Fr. Dalton's
- Founded:: 1923
- County:: Westmeath
- Colours:: Green and Gold
- Grounds:: Fr Dalton Park
- Coordinates:: 53°29′54″N 7°39′40″W﻿ / ﻿53.4984°N 7.6611°W

Playing kits
| Standard colours |

= Fr. Dalton's Hurling Club =

Hurling club in County Westmeath

Fr.
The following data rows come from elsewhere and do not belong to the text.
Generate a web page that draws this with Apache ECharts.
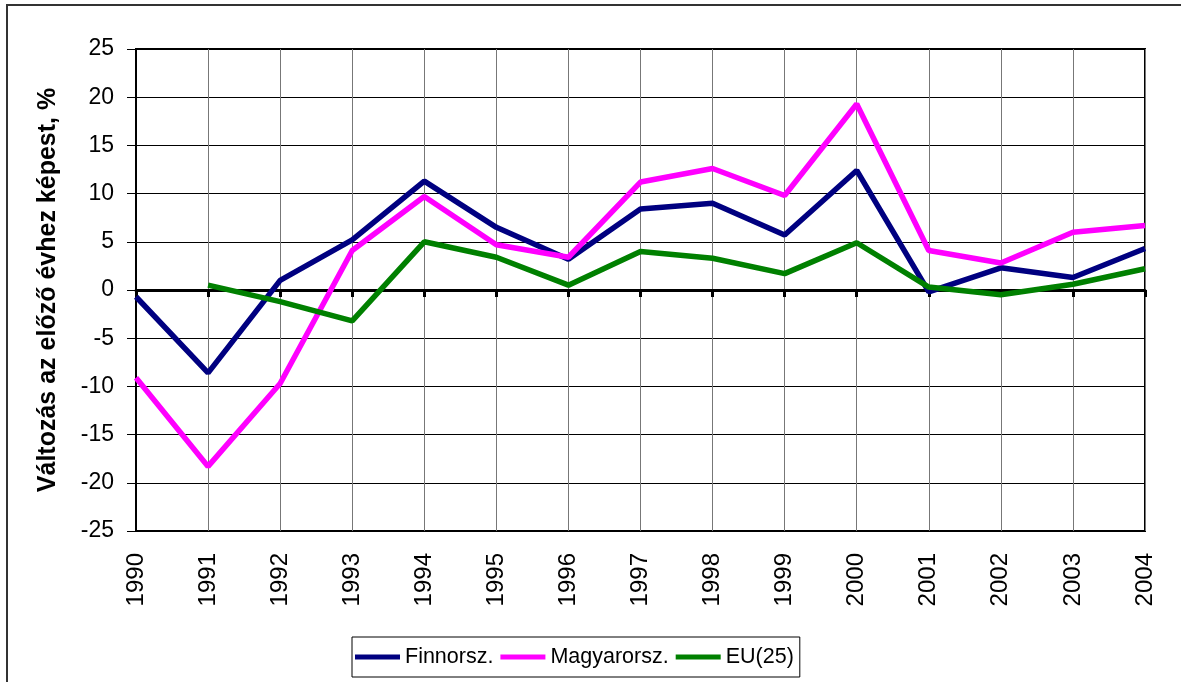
<!DOCTYPE html>
<html>
<head>
<meta charset="utf-8">
<script src="https://cdn.jsdelivr.net/npm/echarts@6/dist/echarts.min.js"></script>
<style>
  html, body { margin: 0; padding: 0; background: #fff; }
  #chart { width: 1181px; height: 682px; }
</style>
</head>
<body>
<div id="chart"></div>
<script>
// évek
var years = ['1990', '1991', '1992', '1993', '1994', '1995', '1996', '1997',
             '1998', '1999', '2000', '2001', '2002', '2003', '2004'];
// változás az előző évhez képest, %
var finnValues = [-0.7, -8.6, 1.0, 5.2, 11.3, 6.5, 3.2, 8.4, 9.0, 5.7, 12.4, -0.2, 2.3, 1.3, 4.3];
var hunValues  = [-9.1, -18.3, -9.7, 4.1, 9.7, 4.7, 3.4, 11.2, 12.6, 9.8, 19.3, 4.1, 2.8, 6.0, 6.7];
var euValues   = [null, 0.5, -1.2, -3.2, 5.0, 3.4, 0.5, 4.0, 3.3, 1.7, 4.9, 0.3, -0.5, 0.6, 2.2];
var yTicks = { min: -25, max: 25, step: 5 };

var myChart = echarts.init(document.getElementById('chart'));
var font = 'Liberation Sans, Arial, sans-serif';

var option = {
  backgroundColor: '#fff',
  animation: false,
  textStyle: { fontFamily: font },
  graphic: [{
    type: 'rect',
    shape: { x: 7, y: 5, width: 1200, height: 700 },
    style: { fill: 'none', stroke: '#333', lineWidth: 2 }
  }],
  grid: {
    left: 136, right: 36, top: 49, bottom: 151,
    show: true, borderColor: '#000', borderWidth: 2, backgroundColor: 'transparent'
  },
  legend: {
    bottom: 5,
    left: 352,
    itemWidth: 45,
    itemHeight: 5,
    itemGap: 7,
    icon: 'rect',
    padding: [9, 6, 9, 3],
    borderColor: '#000',
    borderWidth: 1,
    textStyle: { fontSize: 21.5, color: '#000', fontFamily: font },
    data: ['Finnorsz.', 'Magyarorsz.', 'EU(25)']
  },
  xAxis: [{
    type: 'category',
    data: years,
    boundaryGap: false,
    axisLine: { onZero: true, lineStyle: { color: '#000', width: 3 } },
    axisTick: { show: true, length: 7, lineStyle: { color: '#000', width: 3 } },
    axisLabel: { show: false },
    splitLine: { show: true, lineStyle: { color: '#777', width: 1 } }
  }, {
    type: 'category',
    data: years,
    boundaryGap: false,
    position: 'bottom',
    axisLine: { onZero: false, show: false },
    axisTick: { show: false },
    axisLabel: { rotate: 90, fontSize: 24, color: '#000', margin: 22, fontFamily: font },
    splitLine: { show: false }
  }],
  yAxis: {
    type: 'value',
    min: yTicks.min,
    max: yTicks.max,
    interval: yTicks.step,
    name: 'Változás az előző évhez képest, %',
    nameLocation: 'middle',
    nameGap: 75,
    nameTextStyle: { fontSize: 25, fontWeight: 'bold', color: '#000', fontFamily: font },
    axisLine: { show: true, lineStyle: { color: '#000', width: 1 } },
    axisTick: { show: true, length: 9, lineStyle: { color: '#000' } },
    axisLabel: { fontSize: 23, color: '#000', margin: 22, fontFamily: font },
    splitLine: { show: true, lineStyle: { color: '#000', width: 1 } }
  },
  series: [{
    name: 'Finnorsz.',
    type: 'line',
    xAxisIndex: 0,
    data: finnValues,
    symbol: 'none',
    color: '#000080',
    lineStyle: { width: 5.5, color: '#000080' }
  }, {
    name: 'Magyarorsz.',
    type: 'line',
    xAxisIndex: 0,
    data: hunValues,
    symbol: 'none',
    color: '#ff00ff',
    lineStyle: { width: 5.5, color: '#ff00ff' }
  }, {
    name: 'EU(25)',
    type: 'line',
    xAxisIndex: 0,
    data: euValues,
    symbol: 'none',
    color: '#008000',
    lineStyle: { width: 5.5, color: '#008000' }
  }]
};

myChart.setOption(option);
window.addEventListener('resize', function () {
  myChart.resize();
});
</script>
</body>
</html>
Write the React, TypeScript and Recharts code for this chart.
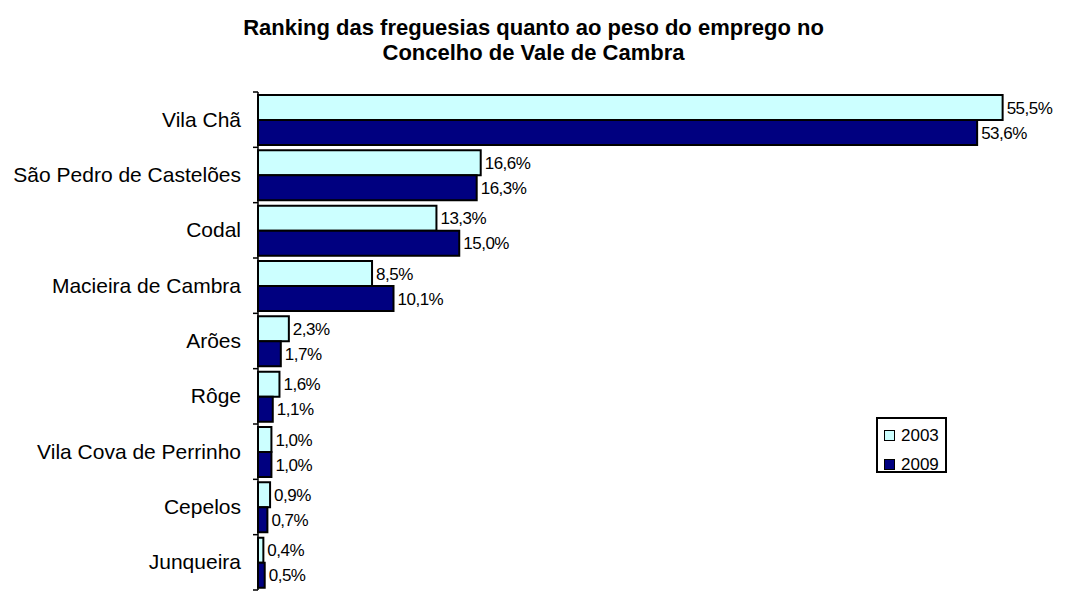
import React from "react";
import { BarChart, Bar, XAxis, YAxis, LabelList } from "recharts";

const freguesias = [
    "Vila Chã",
    "São Pedro de Castelões",
    "Codal",
    "Macieira de Cambra",
    "Arões",
    "Rôge",
    "Vila Cova de Perrinho",
    "Cepelos",
    "Junqueira",
];
const emprego2003 = [55.5, 16.6, 13.3, 8.5, 2.3, 1.6, 1.0, 0.9, 0.4];
const emprego2009 = [53.6, 16.3, 15.0, 10.1, 1.7, 1.1, 1.0, 0.7, 0.5];
const seriesNames = ["2003", "2009"];

const data = freguesias.map((name, i) => ({
    name,
    y2003: emprego2003[i],
    y2009: emprego2009[i],
}));

const W = 1067;
const H = 592;
const AXIS_X = 258;
const TOP = 92;
const BOTTOM = 2;
const BAND = (H - TOP - BOTTOM) / freguesias.length;
const FONT = '"Liberation Sans", Arial, sans-serif';
const LIGHT = "#CCFFFF";
const NAVY = "#000080";

const fmt = (v: any) => `${Number(v).toFixed(1).replace(".", ",")}%`;

function CategoryTick(props: any) {
    const { y, payload, index } = props;
    const top = y - BAND / 2;
    const isLast = index === freguesias.length - 1;
    return (
        <g>
            <line x1={AXIS_X - 5} x2={AXIS_X} y1={top} y2={top} stroke="#000" strokeWidth={1.5} />
            {isLast && (
                <line x1={AXIS_X - 5} x2={AXIS_X} y1={top + BAND} y2={top + BAND} stroke="#000" strokeWidth={1.5} />
            )}
            <text x={241} y={y} dy={7} textAnchor="end" fontSize={21} fontFamily={FONT} fill="#000">
                {payload.value}
            </text>
        </g>
    );
}

function LegendBox() {
    const colors = [LIGHT, NAVY];
    return (
        <div
            style={{
                position: "absolute",
                left: 876,
                top: 417,
                width: 71,
                height: 56,
                border: "2px solid #000",
                boxSizing: "border-box",
                background: "#fff",
                fontFamily: FONT,
                fontSize: 17,
                color: "#000",
            }}
        >
            {seriesNames.map((s, i) => (
                <div key={s} style={{ position: "absolute", left: 6, top: 8 + i * 29, display: "flex", alignItems: "center" }}>
                    <span
                        style={{
                            display: "inline-block",
                            width: 11,
                            height: 11,
                            background: colors[i],
                            border: "1.5px solid #000",
                            boxSizing: "border-box",
                            marginRight: 6,
                        }}
                    />
                    <span style={{ lineHeight: "17px" }}>{s}</span>
                </div>
            ))}
        </div>
    );
}

const labelStyle = { fontSize: 17, fontFamily: FONT, fill: "#000", letterSpacing: -0.5 };

export default function App() {
    return (
        <div style={{ position: "absolute", left: 0, top: 0, width: W, height: H, background: "#fff", fontFamily: FONT }}>
            <div
                style={{
                    position: "absolute",
                    left: 0,
                    top: 15,
                    width: W,
                    textAlign: "center",
                    fontSize: 22,
                    fontWeight: "bold",
                    lineHeight: "25px",
                    color: "#000",
                }}
            >
                <div>Ranking das freguesias quanto ao peso do emprego no</div>
                <div>Concelho de Vale de Cambra</div>
            </div>
            <div style={{ position: "absolute", left: 0, top: 0 }}>
                <BarChart
                    width={W}
                    height={H}
                    data={data}
                    layout="vertical"
                    margin={{ top: TOP, right: 4, bottom: BOTTOM, left: 0 }}
                    barCategoryGap={3}
                    barGap={0}
                >
                    <XAxis type="number" domain={[0, 60]} hide />
                    <YAxis
                        type="category"
                        dataKey="name"
                        width={AXIS_X}
                        axisLine={{ stroke: "#000", strokeWidth: 1.5 }}
                        tickLine={false}
                        tick={<CategoryTick />}
                        interval={0}
                    />
                    <Bar dataKey="y2003" name="2003" fill={LIGHT} stroke="#000" strokeWidth={2} isAnimationActive={false}>
                        <LabelList dataKey="y2003" position="right" offset={4} formatter={fmt} style={labelStyle} />
                    </Bar>
                    <Bar dataKey="y2009" name="2009" fill={NAVY} stroke="#000" strokeWidth={2} isAnimationActive={false}>
                        <LabelList dataKey="y2009" position="right" offset={4} formatter={fmt} style={labelStyle} />
                    </Bar>
                </BarChart>
            </div>
            <LegendBox />
        </div>
    );
}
Dalton's Hurling Club is a hurling club based in Ballymore, County Westmeath, Ireland.

==History==

Father Dalton's was founded in 1923, and was named for Father Dalton, a Catholic priest who was martyred c. 1751 during the Penal era for saying Mass at a mass rock in the area.

The club is closely linked to the neighbouring Ballymore GAA, which play Gaelic football.

The adult hurling team lapsed between 1999 and 2008, when Fr Dalton's returned to the Westmeath Junior B Hurling Championship.

Fr Dalton's highest achievement was winning the Westmeath Senior B Hurling Championship in 2022 and 2024.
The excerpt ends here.